Я охотно готов повиниться: обращаю внимание на «пустяки». Но что же делать, если они так режут ухо? Я верю поэту: «земная слава — как дым, не этого я просила». Не для этого хотелось ей жить, «не для страсти, не для забавы — для великой земной любви». Тема невоплощенной любви — тема и «Четок» и «Белой стаи» — остается основной и в «Anno Domini MCMXXI». По-прежнему — «горько люблю»; по-прежнему — «лохмотья сиротства я, как брачные ризы, ношу»; и все выше и выше — «убывающей любови звезда восходит для меня». Третья ступень — осознание того, что было лишь игрой на первой ступени, что было лишь полуосознанным чувством на второй. Острое, тонкое, яркое выявление боли этой — поэзия Анны Ах-матовой, поэзия, занимающая свое высокое, но узкое место в поэтическом ряду. До Блока — далеко, но и от Михаила Кузмина — тоже далеко.
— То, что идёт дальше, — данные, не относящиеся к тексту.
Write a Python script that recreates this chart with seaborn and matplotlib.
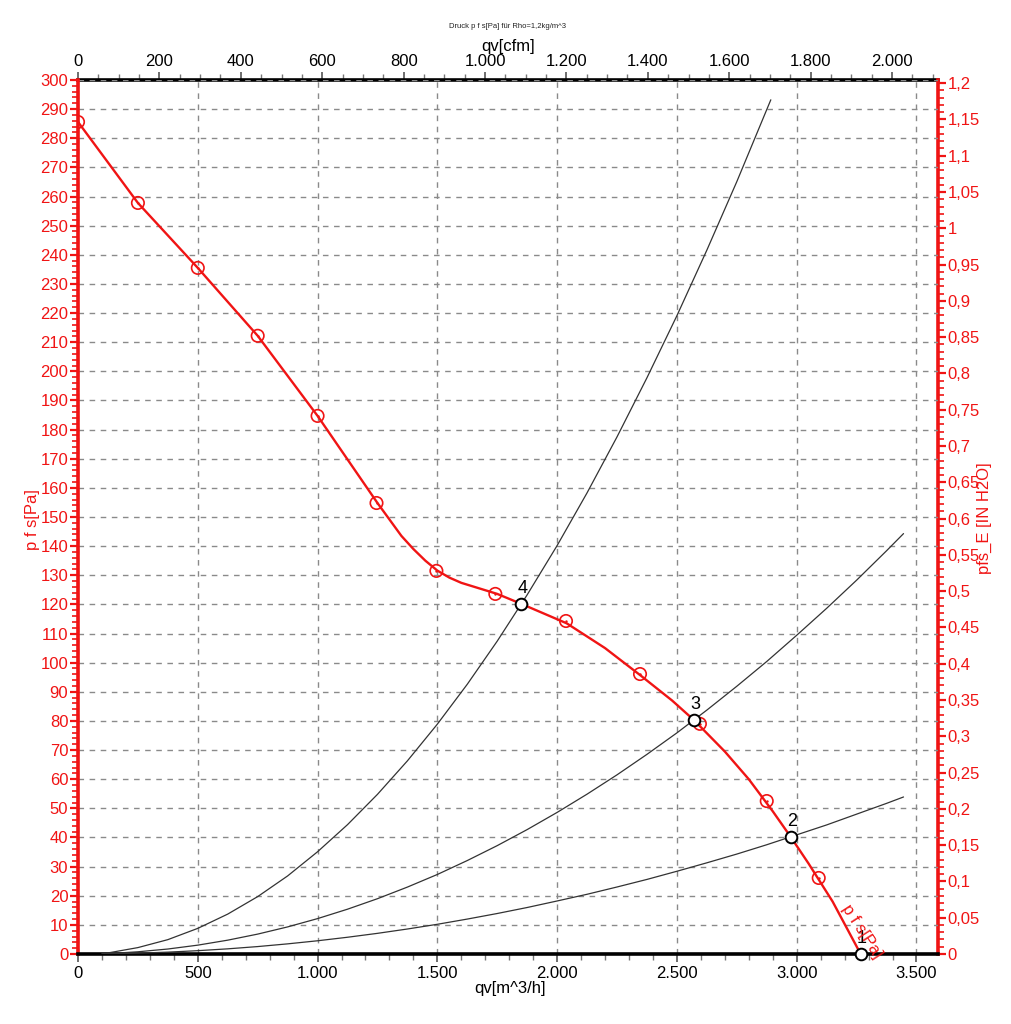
import matplotlib
matplotlib.use('Agg')
import matplotlib.pyplot as plt
import seaborn as sns
import pandas as pd
from matplotlib.ticker import MultipleLocator, FuncFormatter

# ---- data ----
fan_line_q = [0, 250, 500, 750, 1000, 1250, 1350, 1400, 1450, 1500, 1550, 1600, 1750, 1850, 2040,
              2200, 2350, 2480, 2571, 2700, 2800, 2900, 2975, 3050, 3150, 3267]
fan_line_p = [285.6, 257.8, 235.5, 212.2, 184.7, 154.8, 143.5, 139.0, 135.0, 131.6, 129.2, 127.4, 123.6, 120.2, 113.5,
              105.0, 95.5, 87.0, 80.3, 69.5, 60.0, 49.0, 40.2, 31.0, 18.0, 0.0]

fan_marker_q = [0, 250, 500, 750, 1000, 1246, 1496, 1742, 2037, 2346, 2596, 2875, 3092]
fan_marker_p = [285.6, 257.8, 235.5, 212.2, 184.7, 154.8, 131.5, 123.6, 114.3, 96.1, 79.0, 52.5, 26.1]

sys4_q = [100, 250, 375, 500, 625, 750, 875, 1000, 1125, 1250, 1375, 1500, 1625, 1750, 1875,
          2000, 2125, 2250, 2375, 2500, 2625, 2750, 2892]
sys4_p = [0.0, 2.2, 4.93, 8.8, 13.7, 19.7, 26.8, 35.1, 44.4, 54.8, 66.3, 78.9, 92.6, 107.4, 123.3,
          140.2, 158.3, 177.5, 197.8, 219.1, 241.6, 265.1, 293.2]

sys3_q = [100, 250, 375, 500, 625, 750, 875, 1000, 1125, 1250, 1375, 1500, 1625, 1750, 1875, 2000,
          2125, 2250, 2375, 2500, 2625, 2750, 2875, 3000, 3125, 3250, 3375, 3446]
sys3_p = [0.0, 0.76, 1.71, 3.04, 4.75, 6.83, 9.30, 12.15, 15.38, 18.98, 22.97, 27.3, 32.08, 37.2, 42.71, 48.6,
          54.87, 61.5, 68.53, 75.9, 83.72, 91.9, 100.4, 109.4, 118.65, 128.3, 138.4, 144.3]

sys2_q = [100, 250, 375, 500, 625, 750, 875, 1000, 1125, 1250, 1375, 1500, 1625, 1750, 1875, 2000,
          2125, 2250, 2375, 2500, 2625, 2750, 2875, 3000, 3125, 3250, 3375, 3446]
sys2_p = [0.0, 0.28, 0.64, 1.14, 1.77, 2.55, 3.48, 4.54, 5.75, 7.09, 8.58, 10.2, 11.99, 13.9, 15.96, 18.2,
          20.5, 23.0, 25.6, 28.4, 31.3, 34.3, 37.5, 40.9, 44.3, 48.0, 51.7, 53.9]

op_q = [3267, 2975, 2571, 1850]
op_p = [0.0, 40.2, 80.3, 120.2]
op_labels = ['1', '2', '3', '4']

CFM = 1.699      # m^3/h per cfm
INH2O = 249.09   # Pa per inch H2O

sns.set_theme(style='white')
plt.rcParams['font.family'] = ['Liberation Sans', 'DejaVu Sans']

fig = plt.figure(figsize=(10.12, 10.24), dpi=100)
ax = fig.add_axes([0.0771, 0.06836, 0.8498, 0.85352])

RED = '#f01414'

# system curves
for q, p in [(sys4_q, sys4_p), (sys3_q, sys3_p), (sys2_q, sys2_p)]:
    df = pd.DataFrame({'q': q, 'p': p})
    sns.lineplot(data=df, x='q', y='p', ax=ax, color='#333333', lw=0.9,
                 sort=False, estimator=None, zorder=3)

# fan curve
dfl = pd.DataFrame({'q': fan_line_q, 'p': fan_line_p})
sns.lineplot(data=dfl, x='q', y='p', ax=ax, color=RED, lw=1.7,
             sort=False, estimator=None, zorder=4)
dfm = pd.DataFrame({'q': fan_marker_q, 'p': fan_marker_p})
sns.scatterplot(data=dfm, x='q', y='p', ax=ax, marker='o', s=80,
                facecolor='none', edgecolor=RED, linewidth=1.2, zorder=5)
sns.scatterplot(data=dfm, x='q', y='p', ax=ax, marker='o', s=3,
                color=RED, edgecolor=RED, linewidth=0, zorder=5)

# operating points
dfo = pd.DataFrame({'q': op_q, 'p': op_p})
sns.scatterplot(data=dfo, x='q', y='p', ax=ax, marker='o', s=70,
                facecolor='white', edgecolor='black', linewidth=1.4, zorder=6,
                clip_on=False)
for q, p, lab in zip(op_q, op_p, op_labels):
    ax.annotate(lab, (q, p), xytext=(1, 11), textcoords='offset points',
                ha='center', va='center', fontsize=13, color='black', zorder=7)

ax.text(3271, 7.6, 'p f s[Pa]', color=RED, fontsize=12, rotation=-57,
        ha='center', va='center', rotation_mode='anchor', zorder=7)

ax.set_xlim(0, 3590)
ax.set_ylim(0, 300)
ax.set_xlabel('')
ax.set_ylabel('')

ax.xaxis.set_major_locator(MultipleLocator(500))
ax.xaxis.set_minor_locator(MultipleLocator(100))
ax.yaxis.set_major_locator(MultipleLocator(10))
ax.yaxis.set_minor_locator(MultipleLocator(2))

thou = FuncFormatter(lambda v, pos: f"{int(round(v)):,}".replace(',', '.'))
ax.xaxis.set_major_formatter(thou)
ax.yaxis.set_major_formatter(FuncFormatter(lambda v, pos: f"{int(round(v))}"))

ax.grid(True, which='major', color='#8a8a8a', lw=1.0, ls=(0, (4, 4)), zorder=1)

ax.tick_params(axis='x', which='major', direction='out', length=6, width=1.2,
               color='#555555', labelsize=12, labelcolor='black', pad=3, bottom=True)
ax.tick_params(axis='x', which='minor', direction='out', length=4, width=1.0,
               color='#777777', bottom=True)
ax.tick_params(axis='y', which='major', direction='out', length=6, width=1.6,
               color=RED, labelsize=12, labelcolor=RED, pad=1, left=True)
ax.tick_params(axis='y', which='minor', direction='out', length=4, width=1.2,
               color=RED, left=True)

ax.spines['bottom'].set_color('black')
ax.spines['bottom'].set_linewidth(2.6)
ax.spines['left'].set_color(RED)
ax.spines['left'].set_linewidth(2.6)
ax.spines['right'].set_visible(False)
ax.spines['top'].set_visible(False)

# top cfm axis
sx = ax.secondary_xaxis('top', functions=(lambda x: x / CFM, lambda c: c * CFM))
sx.xaxis.set_major_locator(MultipleLocator(200))
sx.xaxis.set_minor_locator(MultipleLocator(50))
sx.xaxis.set_major_formatter(thou)
sx.spines['top'].set_color('black')
sx.spines['top'].set_linewidth(2.6)
sx.tick_params(axis='x', which='major', direction='out', length=6, width=1.2,
               color='#555555', labelsize=12, labelcolor='black', pad=2)
sx.tick_params(axis='x', which='minor', direction='out', length=4, width=1.0,
               color='#777777')

# right inch H2O axis
sy = ax.secondary_yaxis('right', functions=(lambda p: p / INH2O, lambda h: h * INH2O))
sy.yaxis.set_major_locator(MultipleLocator(0.05))
sy.yaxis.set_minor_locator(MultipleLocator(0.01))


def fmt_right(v, pos):
    s = f"{v:.2f}".rstrip('0').rstrip('.')
    return s.replace('.', ',')


sy.yaxis.set_major_formatter(FuncFormatter(fmt_right))
sy.spines['right'].set_color(RED)
sy.spines['right'].set_linewidth(2.6)
sy.tick_params(axis='y', which='major', direction='out', length=6, width=1.6,
               color=RED, labelsize=12, labelcolor=RED, pad=1)
sy.tick_params(axis='y', which='minor', direction='out', length=4, width=1.2,
               color=RED)

# labels
fig.text(508 / 1012, 1 - 27 / 1024, 'Druck p f s[Pa] für Rho=1,2kg/m^3',
         ha='center', va='center', fontsize=5.5, color='#222222')
fig.text(508 / 1012, 1 - 47 / 1024, 'qv[cfm]', ha='center', va='center',
         fontsize=12, color='black')
fig.text(510 / 1012, 1 - 989 / 1024, 'qv[m^3/h]', ha='center', va='center',
         fontsize=12, color='black')
fig.text(33 / 1012, 1 - 520 / 1024, 'p f s[Pa]', ha='center', va='center',
         rotation=90, fontsize=12, color=RED)
fig.text(984 / 1012, 1 - 518 / 1024, 'pfs_E [IN H2O]', ha='center', va='center',
         rotation=90, fontsize=12, color=RED)

fig.savefig('out.png', dpi=100)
Острое, личное, интимное, — не претворено в народное, человеческое, мировое. Оттого и годы «Anno Domini MCMXXI» — годы 1917–1921 — не жгут и не горят на искренних страницах стихов Анны Ахматовой. Как будто бы не огневой тысяча девятьсот восемнадцатый, а действительно, какой-то millesimo nongentesimus duodevicesimus… «Нам встречи нет. Мы в разных станах. Туда ль зовешь меня, наглец»… — это сказала она (и плохо, поэтически плохо сказала) не только в «Anno Domini» 1921-м, но и тремя годами ранее. А ведь тогда писалось «Двенадцать»! И годом раньше, когда загоралось мировое чудо, когда звенели все сердца всего живого в человечестве — тогда муза Анны Ахматовой, божественно спокойна и легка, писала совсем о другом: о том, что — увы! — кончились былые чудесные дни…
Теперь никто не станет слушать песен,
Предсказанные наступили дни.
Моя последняя, мир больше не чудесен,
Не разрывай мне сердца, не звени.
Нельзя от поэта требовать, чтобы он откликался душою на то, чего не чувствует. И не надо требовать от Анны Ахматовой откликов на мировые потрясения. Надо просто принять личную, острую, глубокую ее поэзию, вышедшую из малого круга жизни — хотя и не на широкий жизненный простор.